No, no es un error, me refiero al término “greenhouse”, lo que llamamos en español: invernadero (en inglés se le llama también: “glasshouse”—casa de cristal—). Fue un despiste mío, lingüístico, me levanté de la mesa del comedor y anuncié: me voy al “greenroom”—habitación verde—a hacer fotos. La carcajada fue general cuando S. (Ese Punto) aclaró a los circunstantes que me refería al invernadero. A partir de aquel momento, todo el mundo lo llama: “The Greenroom”, eso si, con media sonrisa irónica y mirando hacia mi.
Después del estudio donde pinto, un porche acristalado, el “greenroom” es mi lugar favorito en estos andurriales tejanos en los que ahora vivo. Y además es el legado íntimo, el más ostensible, de Michael (el extinto padre de S.); este invernadero y su mundo vegetal y floral que contiene es, seguramente, el lugar donde el debería pasar sus horas vivas y donde ahora pervive su recuerdo. Tantos momentos pasados aquí en su reino de las orquídeas.
Un paraíso de plantas y flores maravillosas en cuyo espacio se suspende el pensamiento de nada que no sea la pura delectación estética. Color y forma, bagaje y estímulo más que suficiente para cualquiera que adore la fotografía. Atravesar la puerta de la “oficina” del invernadero supone un reto contínuo a mi sentido de la composición, mi manera de “ver” este otro mundo, el vegetal, en el cual no había reparado nunca con la intensidad con la que lo estoy haciendo ahora.
Se me van las horas muertas mirando, escrutando a través de los objetivos, contemplando y calculando esta apoteósis floral; observando con sus diferentes luces, vigilando los movimientos del transcurso solar y al acecho de interpretar las señales que él manda a mi imaginación y que me permiten transfundir a la imagen fotográfica, y hasta a la pintura, una vibración que toda obra artística necesita, para serlo: energía, paso previo a la belleza.
El invernadero es un mundo real, y fantástico al mismo tiempo, que pasa a ser surreal y cien veces más fantástico con la sola interposición de una cámara entre el ojo y ese universo; que una vez captado ya no puedes tocar nunca más, no al menos en esa realidad, y cuyo momento queda para siempre allí en la fotografía, sentada en el medio de un camino en el que se cruzan lo pintado y lo escrito. De las tres formas de creatividad, cual prevalecerá sobre las otras?

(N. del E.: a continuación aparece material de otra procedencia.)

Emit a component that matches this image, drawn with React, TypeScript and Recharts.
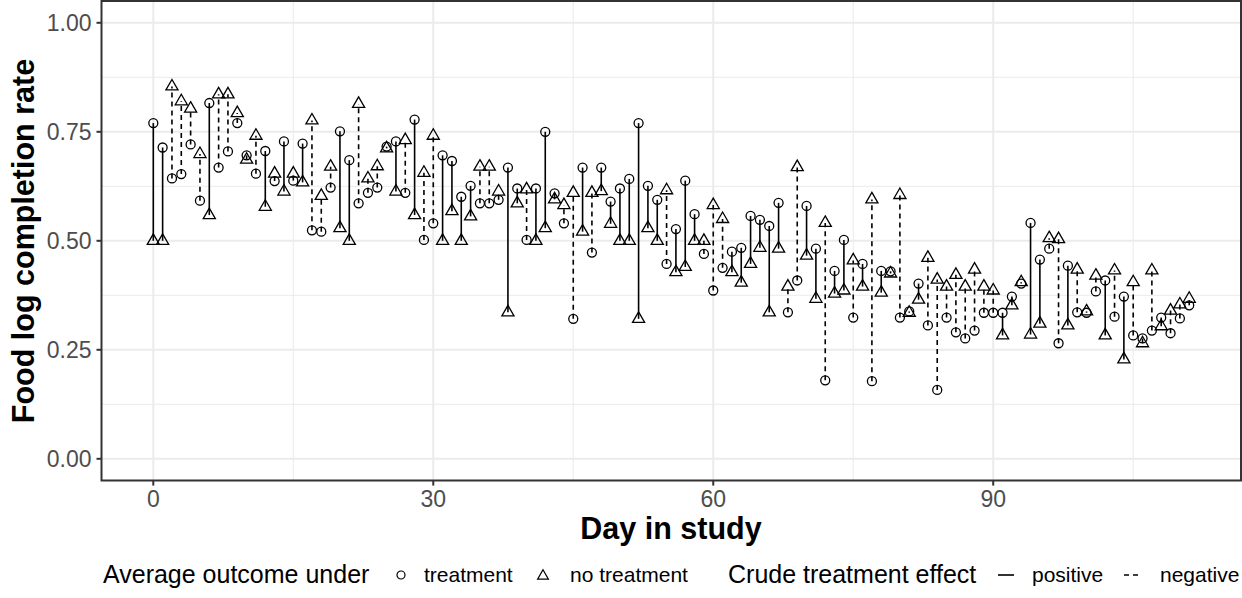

Los nombres de esas flores y vegetales no salen de mi fantasía, salen de la Botánica, de la ciencia de las hierbas, esa casi desconocida para mi, y que ahora—nunca es tarde si la ciencia es buena—empieza a interesarme. Confieso que me sugestiona más la botánica pura que la aplicada y de ella la morfología, la fitografía. No me resisto al chiste malo sobre la fotografía de plantas.
Esta vez he escogido unas cuantas “poses” como muestra de lo que se puede hacer en el greenroom. Desde la Phalaenopsis, cuatro o cinco de las mil diferentes “polillas de Linneo”, la pink, la cultivar, la mambo…Las Dendrobium, también miles de especies, renuncio a encontrar cuales son, creo que australianas…Vandas, sin suelo y con raíces aéreas…Paphiopedilum, zapatillas de dama o de Afrodita; imposibles de clonar, lo que supone que cada planta es única, billones de plantas y todas diferentes, algo sorprendente y pasmoso. Begonias y muchas otras, a más de cientos de helechos, las “malas” hierbas del invernadero. Que sitio!
Es mi greenroom, lugar increíble e impresionante a la amanecida, con sol, sin sol, lloviendo, al atardecer, a oscuras, en sueños, “recogiendo algodón”(woolgathering), en la fantasía y en la realidad. Cualquier excusa es buena para apretar el gatillo de cámara. La habitación verde, un viaje altamente aconsejable.